Quando começo a me familiarizar com esse preâmbulo, as cortinas se fecham, a cidade some, e o espetáculo entra em uma nova fase. Os dançarinos se despem e agora além do correr há o pular, os contatos tem outra intensidade, há risadas histéricas, há gestos mais densos, há o se atirar no chão - ao estilo Cena 11. A mudança, ainda que não seja brusca, leva o público de volta ao estado de estranhamento. A luz se torna mais cálida - noto que o que achei que era luz de serviço é, na verdade, a geral, a iluminar todo o espaço. É esse tom mais quente, junto a todo o gestual das cinco pessoas, que me remetem ao Jardim das Delícias Terrenas, de Hieronymus Bosh. Contudo, é um Jardim das Delícias sem cor, sem seres fantásticos, sem paisagem alucinógena. Há uma loucura que se pretende diversão mas é só desespero: o exuberante bacanal daquele jardim substituído pela pobreza da vida nua e desvitalizada do capital - o sem sentido e permanente crescer de mais do igual -, do correr correr correr por correr, e o parar sem de fato estancar o movimento; a nossa total falta de consciência do nosso agir e do nosso entorno, ali representada pelo palco nu, pelos atores nus. O ato termina com todos parados lado a lado, expostos para a contemplação do público, com um drone sobre suas cabeças a nos vigiar também - neste ponto, admito, senti falta de um corpo gordo para compôr o quadro.

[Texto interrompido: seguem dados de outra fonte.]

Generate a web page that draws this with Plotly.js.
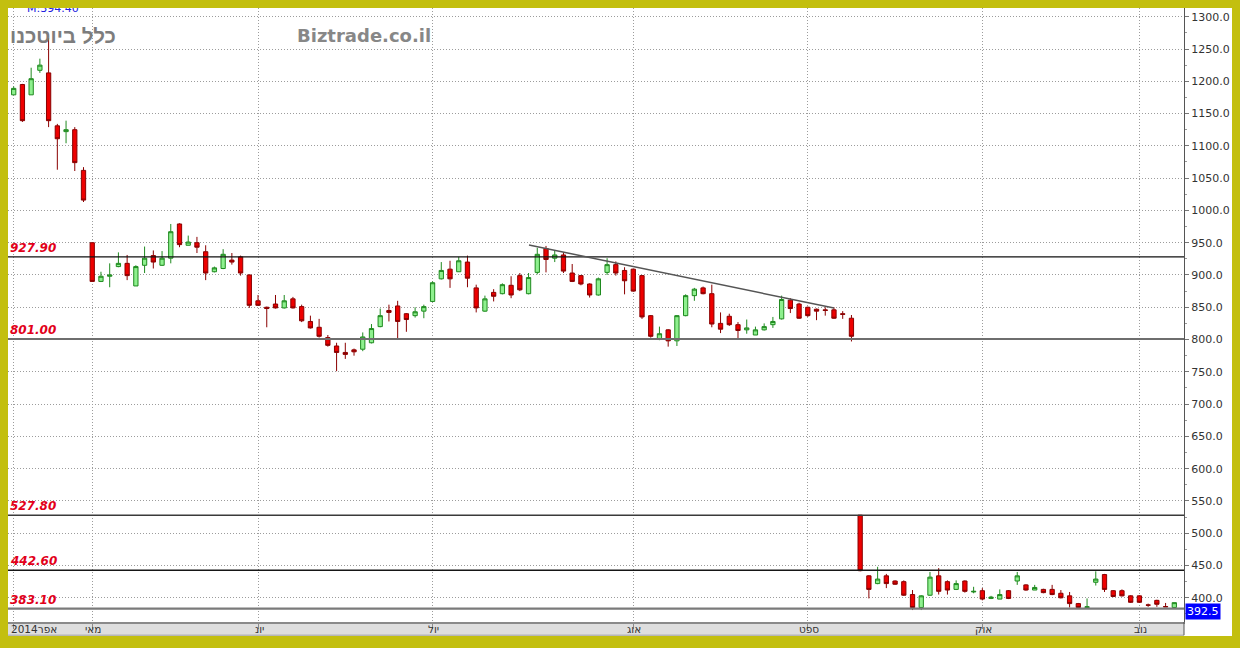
<!DOCTYPE html>
<html>
<head>
<meta charset="utf-8">
<script src="https://cdn.plot.ly/plotly-3.0.1.min.js"></script>
<style>
  html, body { margin: 0; padding: 0; background: #c3bf0f; width: 1240px; height: 648px; overflow: hidden; }
  #chart { position: absolute; left: 8px; top: 8px; width: 1224px; height: 628px; overflow: hidden; background: #fff; }
</style>
</head>
<body>
<div id="chart"></div>
<script>
// ---- data ----
const openP = [1179,1195,1179,1217,1213,1131,1122,1125,1062,950,
  890,898,913,918,883,915,930,915,926,979,
  946,950,936,905,910,923,928,900,860,850,
  855,849,863,851,828,819,803,790,780,784,
  785,795,820,845,852,840,837,844,859,894,
  909,905,920,880,844,873,871,884,899,871,
  904,941,926,931,903,899,886,869,904,916,
  907,909,899,837,800,815,798,837,868,880,
  871,825,836,823,815,807,815,823,832,861,
  855,850,847,846,846,840,833,528,434,422,
  434,426,425,405,385,404,434,425,413,426,
  409,411,399,398,411,426,420,412,413,413,
  407,403,391,385,424,436,411,411,403,403,
  389,396,386.5,385];
const highP = [1192,1196,1221,1235,1267,1134,1139,1129,1067,950,
  905,918,935,931,915,944,938,937,979,980,
  961,959,946,913,940,934,930,901,869,851,
  869,869,866,854,837,832,807,795,795,786,
  811,824,848,854,860,841,850,854,890,920,
  922,928,930,885,868,878,887,898,903,903,
  942,945,938,935,917,900,887,896,926,921,
  912,910,900,838,820,816,838,870,880,882,
  885,842,840,827,831,820,825,835,868,864,
  857,851,848,850,850,844,838,528,435,448,
  437,427,427,412,404,440,446,427,427,427,
  417,415,403,413,412,440,421,420,414,420,
  412,409,392,399,441,437,412,413,404,404,
  391,397,392,392.5];
const lowP = [1179,1137,1179,1213,1129,1063,1104,1061,1013,890,
  889,881,912,892,883,903,910,914,918,943,
  946,934,892,904,909,916,899,849,852,819,
  848,848,848,827,817,803,789,751,770,775,
  782,794,819,828,800,812,834,833,858,893,
  880,905,881,842,843,859,870,864,875,870,
  901,904,920,903,889,884,865,868,900,899,
  870,874,832,803,799,789,790,836,860,870,
  819,810,821,800,809,807,814,818,831,841,
  832,835,830,837,832,832,797,441,399,421,
  415,420,403,381,381,403,405,405,412,408,
  407,396,398,398,398,420,411,412,407,404,
  399,385,384,385,419,409,401,402,392,392,
  386,386,386,385];
const closeP = [1189,1139,1204,1225,1139,1111,1125,1074,1016,890,
  898,900,918,899,913,926,920,926,967,947,
  951,943,903,911,932,920,903,853,853,848,
  849,860,849,829,818,805,791,780,777,781,
  804,817,837,842,828,831,843,851,888,907,
  894,922,895,849,863,867,885,869,877,896,
  932,924,931,906,890,886,869,894,916,903,
  891,875,835,805,809,798,837,868,878,871,
  824,816,823,814,818,815,820,828,862,848,
  833,837,844,845,833,839,805,442,413,429,
  422,421,404,385,403,432,410,412,422,410,
  410,398,401,405,399,434,412,416,408,405,
  400,391,385,386,429,413,402,403,393,393,
  388.5,390,386,392.5];

const monthIdx = [0, 9, 28, 48, 71, 91, 111, 129];
const monthLabels = ['2014אפר', 'מאי', 'יונ', 'יול', 'אוג', 'ספט', 'אוק', 'נוב'];

const levels = [927.9, 801.0, 527.8, 442.6, 383.1];
const levelColors = ['#111111', '#6e6e6e', '#3a3a3a', '#161616', '#7a7a7a'];
const levelWidths = [1.2, 2, 1.5, 1.5, 2.2];

const trendX = [59.05, 94.0];
const trendY = [946.4, 848.8];

const lastPrice = 392.5;
const yTicks = [400,450,500,550,600,650,700,750,800,850,900,950,1000,1050,1100,1150,1200,1250,1300];

// ---- build ----
const xIdx = closeP.map((_, i) => i);

const trace = {
  type: 'candlestick',
  x: xIdx, open: openP, high: highP, low: lowP, close: closeP,
  increasing: { fillcolor: '#8ef08e', line: { color: '#1f8a1f', width: 1 } },
  decreasing: { fillcolor: '#ee0000', line: { color: '#8a0000', width: 1 } },
  whiskerwidth: 0,
  hoverinfo: 'skip',
  showlegend: false
};

const shapes = [];
levels.forEach((v, i) => {
  shapes.push({ type: 'line', xref: 'paper', x0: 0, x1: 1, yref: 'y', y0: v, y1: v,
    line: { color: levelColors[i], width: levelWidths[i] }, layer: 'above' });
});
shapes.push({ type: 'line', xref: 'x', yref: 'y', x0: trendX[0], y0: trendY[0], x1: trendX[1], y1: trendY[1],
  line: { color: '#555555', width: 1.5 }, layer: 'above' });
// x-axis label band
shapes.push({ type: 'rect', xref: 'paper', yref: 'paper', x0: 0, x1: 1, y0: -0.0215, y1: 0,
  fillcolor: '#dedede', line: { width: 0 }, layer: 'below' });
shapes.push({ type: 'line', xref: 'paper', yref: 'paper', x0: 0, x1: 1, y0: -0.0215, y1: -0.0215,
  line: { color: '#9a9a9a', width: 1 }, layer: 'below' });
shapes.push({ type: 'line', xref: 'paper', yref: 'paper', x0: 1, x1: 1, y0: -0.0215, y1: 0,
  line: { color: '#555555', width: 1 }, layer: 'above' });

const annotations = [];
levels.forEach((v) => {
  annotations.push({ xref: 'paper', x: 0, xanchor: 'left', xshift: 0, yref: 'y', y: v, yanchor: 'bottom', yshift: 0,
    text: v.toFixed(2), showarrow: false,
    font: { family: 'DejaVu Sans', size: 12, color: '#e2001a', weight: 'bold', style: 'italic' } });
});
monthIdx.forEach((m, i) => {
  annotations.push({ xref: 'x', x: m, xanchor: i === 0 ? 'left' : 'center', xshift: i === 0 ? -5 : 1,
    yref: 'paper', y: -0.0107, yanchor: 'middle', text: monthLabels[i], showarrow: false,
    font: { family: 'DejaVu Sans', size: 10.5, color: '#333333' } });
});
annotations.push({ xref: 'paper', x: 0, xanchor: 'left', xshift: 0, yref: 'paper', y: 1, yanchor: 'middle', yshift: -27,
  text: 'כלל ביוטכנו', showarrow: false,
  font: { family: 'Liberation Sans', size: 20.5, color: '#7d7d7d', weight: 'bold' } });
annotations.push({ xref: 'paper', x: 287 / 1176, xanchor: 'left', yref: 'paper', y: 1, yanchor: 'middle', yshift: -27,
  text: 'Biztrade.co.il', showarrow: false,
  font: { family: 'DejaVu Sans', size: 18, color: '#878787', weight: 'bold' } });
annotations.push({ xref: 'paper', x: 17 / 1176, xanchor: 'left', yref: 'paper', y: 1, yanchor: 'middle', yshift: 0,
  text: 'M:394.40', showarrow: false,
  font: { family: 'DejaVu Sans', size: 11, color: '#2020e0' } });
annotations.push({ xref: 'paper', x: 1, xanchor: 'left', xshift: 1, yref: 'y', y: lastPrice, yanchor: 'top',
  text: lastPrice.toFixed(1), showarrow: false, bgcolor: '#0000ff', borderpad: 1,
  font: { family: 'DejaVu Sans', size: 11, color: '#ffffff' } });

const layout = {
  width: 1224, height: 628,
  margin: { l: 0, r: 48, t: 0, b: 14, pad: 0 },
  paper_bgcolor: '#ffffff', plot_bgcolor: '#ffffff',
  showlegend: false,
  hovermode: false,
  boxgap: 0.3,
  xaxis: {
    type: 'linear', range: [-0.653, 134.11], rangeslider: { visible: false },
    tickmode: 'array', tickvals: monthIdx, showticklabels: false,
    ticks: 'outside', ticklen: 5, tickcolor: '#8a8a8a',
    showgrid: true, gridcolor: '#9c9c9c', griddash: '1px,2px', gridwidth: 1,
    zeroline: false, showline: true, linecolor: '#8a8a8a', linewidth: 2, fixedrange: true
  },
  yaxis: {
    side: 'right', range: [362.5, 1313.5],
    tickmode: 'array', tickvals: yTicks, ticktext: yTicks.map(v => v.toFixed(1)),
    ticks: 'outside', ticklen: 4, tickcolor: '#777777',
    minor: { dtick: 25, tick0: 0, ticks: 'outside', ticklen: 2, tickcolor: '#999999', showgrid: false },
    tickfont: { family: 'DejaVu Sans', size: 11, color: '#333333' },
    showgrid: true, gridcolor: '#9c9c9c', griddash: '1px,2px', gridwidth: 1,
    zeroline: false, showline: true, linecolor: '#555555', linewidth: 1, fixedrange: true
  },
  shapes: shapes,
  annotations: annotations
};

Plotly.newPlot('chart', [trace], layout, { displayModeBar: false, staticPlot: true });
</script>
</body>
</html>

Novamente, quando estou a me familiarizar, novo corte - desta vez abrupto -, novo jogar o público no estranhamento. É quando a “bad trip” se evidencia: a sala escura e os cinco apenas com lanternas em suas testas, de início tentando achar um caminho naquele vazio, com focos a iluminar pouco além do próprio nariz, a seguir em giro alucinado - e angustiante - por longos minutos, para terminar apenas com os rostos iluminados: seriam fantasmas ou demônios a vagar sem rumo?

Novo corte. Os dançarinos despontam por trás de placas semi-transparentes postas num canto da sala - quase como se fossem televisores. Os corpos aparecem recortados e deformados. Ao saírem de trás desse biombo, de fato estão deformados - me fez lembrar de um espetáculo da Taanteatro. Um deles traz longos braços, os demais possuem deformações menores. Do lado oposto da sala, outro dançarino pula, ri e se joga no chão, com um “equipamento” que liga seu anus ao rosto. A bad trip do Jardim das Delícias Terrenas está de volta - o homem-máquina almejado pela contemporaneidade transformado em impotente monstro de si próprio. No fim, o drone volta sobrevoar os dançarinos, até eles saírem de cena, sobrando apenas a máquina, à qual assistimos passivos e bestializados por longos minutos, até sua bateria acabar. As cortinas para a cidade se abrem, as palmas surgem hesitantes, sem saber se se trata mesmo do fim.